Thermal power station
- Primary fuel: Sub-bituminous coal
- Turbine technology: Steam turbine
- Cogeneration?: Yes

Power generation
- Nameplate capacity: 17 MW

= University of Alaska Fairbanks Combined Heat and Power Plant =

Coal-fired cogeneration plant in Alaska

The University of Alaska Fairbanks Combined Heat and Power Plant is a coal-fired cogeneration plant at the University of Alaska Fairbanks (UAF) in College, Alaska, near Fairbanks. The plant provides electricity and steam heat to the university's main campus and has a generating capacity of 17 megawatts (MW). It is the newest coal-fired power plant in the United States.

== History ==
The plant replaced the coal-fired boilers at the adjacent Ben J. Atkinson Power Plant, which had supplied the campus with heat and electricity since 1964. Concerns about the aging plant increased after a boiler failure in December 1998 caused a prolonged loss of heat and power.

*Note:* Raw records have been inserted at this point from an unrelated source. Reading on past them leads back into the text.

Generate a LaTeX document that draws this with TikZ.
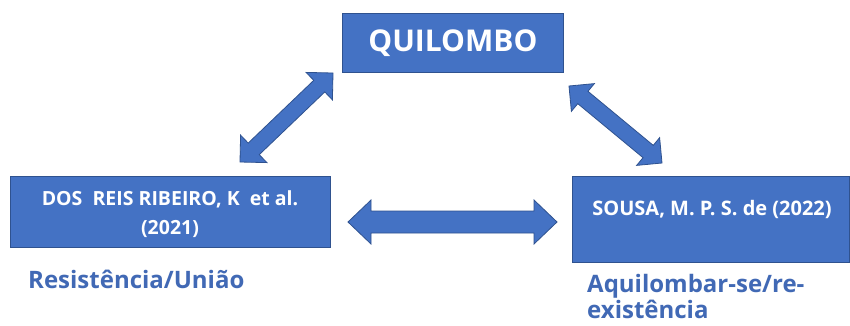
\documentclass[tikz,border=0pt]{standalone}
\usepackage{fontspec}
\setmainfont{Open Sans}
\usetikzlibrary{calc}
\definecolor{boxblue}{HTML}{4472C4}
\definecolor{edgeblue}{HTML}{2F528F}
\definecolor{labelblue}{HTML}{4169B5}
\tikzset{
  box/.style={fill=boxblue, draw=edgeblue, line width=0.8pt, inner sep=0pt, anchor=north west},
  boxtext/.style={text=white, font=\bfseries, inner sep=0pt, align=center},
  lbl/.style={text=labelblue, font=\bfseries\fontsize{24}{26}\selectfont, inner sep=0pt, anchor=base west, align=left},
  barrow/.style={fill=boxblue, draw=edgeblue, line width=0.8pt, line join=miter}
}
% start, end, head half width, shaft half width, head length
\newcommand{\blockdarrow}[5]{%
  \draw[barrow] (#1)
  -- ($(#1)!#5!(#2)!#3!90:(#2)$)
  -- ($(#1)!#5!(#2)!#4!90:(#2)$)
  -- ($(#2)!#5!(#1)!#4!-90:(#1)$)
  -- ($(#2)!#5!(#1)!#3!-90:(#1)$)
  -- (#2)
  -- ($(#2)!#5!(#1)!#3!90:(#1)$)
  -- ($(#2)!#5!(#1)!#4!90:(#1)$)
  -- ($(#1)!#5!(#2)!#4!-90:(#2)$)
  -- ($(#1)!#5!(#2)!#3!-90:(#2)$)
  -- cycle;}
\begin{document}
\begin{tikzpicture}[x=1pt,y=-1pt]
\useasboundingbox[fill=white] (0,0) rectangle (850,325);
% boxes
\node[box, minimum width=221pt, minimum height=59pt] (quilombo) at (342,13) {};
\node[box, minimum width=320pt, minimum height=71pt] (ribeiro) at (10,176) {};
\node[box, minimum width=277pt, minimum height=86pt] (sousa) at (572,176) {};
% box texts
\node[boxtext, font=\bfseries\fontsize{30}{32}\selectfont] (tq) at (quilombo.center) {QUILOMBO};
\node[boxtext, font=\bfseries\fontsize{19.5}{29}\selectfont, anchor=base] (tr) at (170,234) {DOS\ \ REIS RIBEIRO, K\ \ et al.\\(2021)};
\node[boxtext, font=\bfseries\fontsize{20}{22}\selectfont, anchor=base] (ts) at (712,215) {SOUSA, M. P. S. de (2022)};
% labels
\node[lbl] (l1) at (28,288) {Resistência/União};
\node[lbl] (l2) at (587,318) {Aquilombar-se/re-\\existência};
% arrow ends
\coordinate (a1) at (240,162);
\coordinate (a2) at (333,73);
\coordinate (b1) at (569,86);
\coordinate (b2) at (662,163);
\coordinate (c1) at (348,222);
\coordinate (c2) at (557,222);
\blockdarrow{a1}{a2}{19pt}{8pt}{19pt}
\blockdarrow{b1}{b2}{18pt}{8pt}{18pt}
\blockdarrow{c1}{c2}{22pt}{11pt}{23pt}
\end{tikzpicture}
\end{document}
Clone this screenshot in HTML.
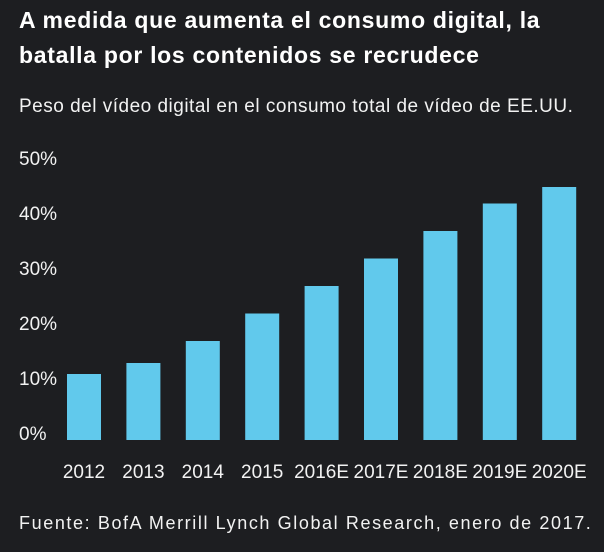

UAF subsequently examined at least 14 fuel and energy alternatives before selecting a new coal-fired plant.

Coal was retained in part because of the availability of locally mined sub-bituminous coal from the Usibelli Coal Mine near Healy, about 100 mi south of the campus. Fairbanks lacked a natural-gas pipeline, and university officials estimated that imported liquefied natural gas would cost at least four times as much as locally mined coal.

A groundbreaking ceremony was held in August 2014, and construction began the following year. Construction was completed in 2018, followed by an extended commissioning period. The plant began supplying all heat and electricity to the campus in February 2020. The project ultimately cost approximately $255 million.

== Design ==
The plant uses a circulating fluidized bed boiler capable of producing 240000 lb/h of steam and designed to burn Alaskan coal with the ability to co-fire up to 15 percent biomass. Air-pollution controls include limestone and dry-sorbent injection, a multiclone dust collector and a pulse-jet fabric filter.